Fuller's own father served in Vietnam making the record voyage especially meaningful. "We hope to continue the same issue that we've always had, and that's to promote security, stability, and prosperity in the region," Fuller said. The carrier will bring the Carl Vinson strike group's 5500 sailors with it marking the first time such a large US force has been on Vietnamese soil since 1975.
The port call is scheduled to last four days and during the stay, the Carl Vinson's crew will visit an orphanage and a center for victims of Agent Orange, a chemical warfare agent used by the US military that has been blamed for poisoning generations of Vietnamese. The sailors are also expected to play basketball and soccer with their fellow Vietnamese soldiers.
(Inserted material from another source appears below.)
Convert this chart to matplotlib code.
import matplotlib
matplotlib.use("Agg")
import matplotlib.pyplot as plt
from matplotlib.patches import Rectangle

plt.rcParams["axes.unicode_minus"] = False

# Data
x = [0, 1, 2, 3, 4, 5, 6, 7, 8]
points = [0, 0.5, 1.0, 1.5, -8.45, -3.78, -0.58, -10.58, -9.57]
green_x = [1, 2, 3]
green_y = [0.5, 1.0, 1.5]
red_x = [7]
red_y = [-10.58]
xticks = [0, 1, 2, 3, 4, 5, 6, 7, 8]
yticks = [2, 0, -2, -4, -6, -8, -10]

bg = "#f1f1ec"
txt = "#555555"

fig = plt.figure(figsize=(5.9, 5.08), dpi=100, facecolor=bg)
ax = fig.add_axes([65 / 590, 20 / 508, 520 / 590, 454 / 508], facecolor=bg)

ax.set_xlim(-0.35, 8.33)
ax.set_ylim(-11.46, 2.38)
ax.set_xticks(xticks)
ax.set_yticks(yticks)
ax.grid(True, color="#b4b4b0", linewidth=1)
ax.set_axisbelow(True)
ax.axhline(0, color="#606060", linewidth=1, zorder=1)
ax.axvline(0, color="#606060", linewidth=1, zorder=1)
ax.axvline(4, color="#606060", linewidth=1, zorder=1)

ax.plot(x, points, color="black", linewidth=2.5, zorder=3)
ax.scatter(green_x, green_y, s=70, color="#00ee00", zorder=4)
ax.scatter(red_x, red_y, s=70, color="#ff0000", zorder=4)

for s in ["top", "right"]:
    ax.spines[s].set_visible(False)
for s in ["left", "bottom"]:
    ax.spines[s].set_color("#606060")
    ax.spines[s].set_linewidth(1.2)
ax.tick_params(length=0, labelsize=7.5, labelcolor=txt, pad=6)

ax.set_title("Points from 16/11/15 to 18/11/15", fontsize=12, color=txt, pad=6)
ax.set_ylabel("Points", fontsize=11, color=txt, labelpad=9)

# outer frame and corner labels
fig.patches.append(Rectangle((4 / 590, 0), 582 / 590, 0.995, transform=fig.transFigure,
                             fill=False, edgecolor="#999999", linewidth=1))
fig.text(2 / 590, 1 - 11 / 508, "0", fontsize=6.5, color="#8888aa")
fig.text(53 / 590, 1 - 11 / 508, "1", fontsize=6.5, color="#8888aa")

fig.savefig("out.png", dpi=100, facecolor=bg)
The Carl Vinson has been deployed in the South China Sea for the last month while six governments compete over claims to various features in the South China Sea. The route is one of the busiest shipping lanes in the world and Vietnam has watched China build up sprawling artificial island military bases for the last several years.
China built permanent facilities on reclaimed land that "account for about 72 acres, or 290,000 square meters of new real estate," according to the Asia Maritime Transparency Initiative. Murray Hiebert, senior associate of the Southeast Asia Program at the Centre for Strategic and International Studies said, "Hanoi's agreement to the aircraft carrier visit demonstrates Vietnam's anxiety about what China will do next in the South China Sea."
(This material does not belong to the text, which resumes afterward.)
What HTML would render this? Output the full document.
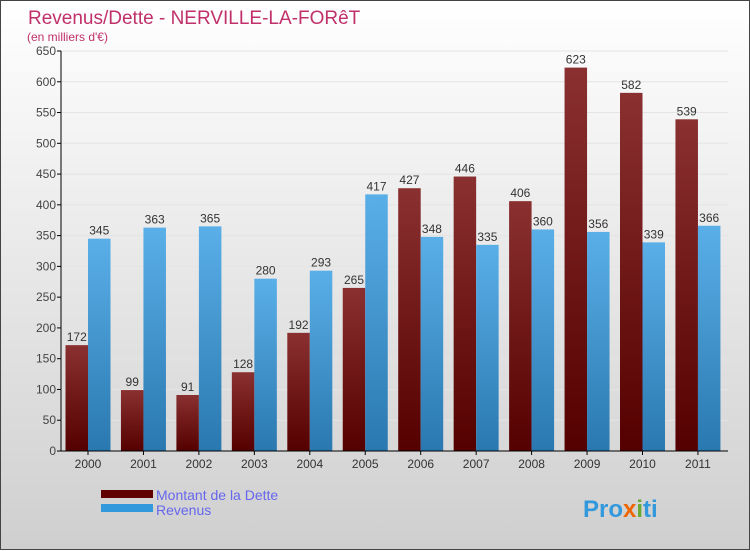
<!DOCTYPE html>
<html><head><meta charset="utf-8"><style>
body{margin:0;width:750px;height:550px;overflow:hidden;font-family:"Liberation Sans","DejaVu Sans",sans-serif}
#wrap{position:relative;width:748px;height:548px;border:1px solid #444;background:linear-gradient(#ffffff,#cfcfcf)}
svg{position:absolute;left:0;top:0}
</style></head><body>
<div id="wrap">
<svg id="chart" width="750" height="550">
<defs>
<linearGradient id="gd" x1="0" y1="0" x2="0" y2="1"><stop offset="0" stop-color="#8a3030"/><stop offset="1" stop-color="#550000"/></linearGradient>
<linearGradient id="gr" x1="0" y1="0" x2="0" y2="1"><stop offset="0" stop-color="#5aafe8"/><stop offset="1" stop-color="#2a78b0"/></linearGradient>
</defs>
<text x="27" y="23" font-size="19" fill="#c0306a">Revenus/Dette - NERVILLE-LA-FORêT</text>
<text x="26" y="40" font-size="12" fill="#c0306a">(en milliers d'€)</text>
<g id="plot"></g>
<rect x="100" y="489" width="52" height="8" fill="#600000"/>
<text x="155" y="499" font-size="14" fill="#6666ee">Montant de la Dette</text>
<rect x="100" y="503" width="52" height="8" fill="#3399dd"/>
<text x="155" y="514" font-size="14" fill="#6666ee">Revenus</text>
<text x="582" y="516" font-size="24" font-weight="bold" fill="#3399dd">Pro<tspan fill="#ee6600">x</tspan><tspan fill="#66aa33">i</tspan>ti</text>
</svg></div>
<script>
const years=["2000","2001","2002","2003","2004","2005","2006","2007","2008","2009","2010","2011"];
const dette=[172,99,91,128,192,265,427,446,406,623,582,539];
const revenus=[345,363,365,280,293,417,348,335,360,356,339,366];
const yTicks=[0,50,100,150,200,250,300,350,400,450,500,550,600,650];
const NS="http://www.w3.org/2000/svg";
const g=document.getElementById('plot');
const y0=450,yMax=650,ph=400,x0=60,step=55.45,bw=22.5;
const y=v=>y0-v/yMax*ph;
function mk(t,a){const e=document.createElementNS(NS,t);for(const k in a)e.setAttribute(k,a[k]);g.appendChild(e);return e;}
yTicks.forEach(v=>{
 const l=mk('line',{x1:x0,x2:727,y1:y(v),y2:y(v),stroke:'#e4e4e4','stroke-width':1});
 
 
 mk('line',{x1:x0-4,x2:x0,y1:y(v),y2:y(v),stroke:'#000'});
 const t=mk('text',{x:x0-5,y:y(v)+4,'text-anchor':'end','font-size':12,fill:'#444'});t.textContent=v;
 
 
});
years.forEach((yr,i)=>{
 const c=x0+27+i*step;
 const b1=mk('rect',{x:c-bw,y:y(dette[i]),width:bw,height:y0-y(dette[i]),fill:'url(#gd)'});
 
 
 const b2=mk('rect',{x:c,y:y(revenus[i]),width:bw,height:y0-y(revenus[i]),fill:'url(#gr)'});
 
 
 const t1=mk('text',{x:c-bw/2,y:y(dette[i])-4,'text-anchor':'middle','font-size':12,fill:'#333'});t1.textContent=dette[i];
 
 
 const t2=mk('text',{x:c+bw/2,y:y(revenus[i])-4,'text-anchor':'middle','font-size':12,fill:'#333'});t2.textContent=revenus[i];
 
 
 mk('line',{x1:c,x2:c,y1:y0,y2:y0+4,stroke:'#000'});
 const xt=mk('text',{x:c,y:y0+17,'text-anchor':'middle','font-size':12,fill:'#333'});xt.textContent=yr;
 
 
});
mk('line',{x1:x0,x2:x0,y1:y(650),y2:y0,stroke:'#000'});
mk('line',{x1:x0,x2:727,y1:y0,y2:y0,stroke:'#000'});
</script>
</body></html>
"The US is virtually the last man standing to which Hanoi can look for support in the South China Sea dispute," she said. Although the United States is not a claimant in the maritime dispute, the Navy insists its deployments in the South China Sea is important to ensuring maritime security.
"It's a stable environment where you have the ability to actually foment economic growth," Fuller added. "I think we've helped create the environment that has allowed for the 70 years of growth." Although things are starting to warm up between the United States and Vietnam, the latter still has 130 political prisoners ranging from environmental activists to religious advocates and even China's most famous female blogger.
The State Department intervened as a mediator last month and issued a statement calling on "Vietnam to release all prisoners of conscience immediately and to allow all individuals in Vietnam to express their views freely and assemble peacefully without fear of retribution."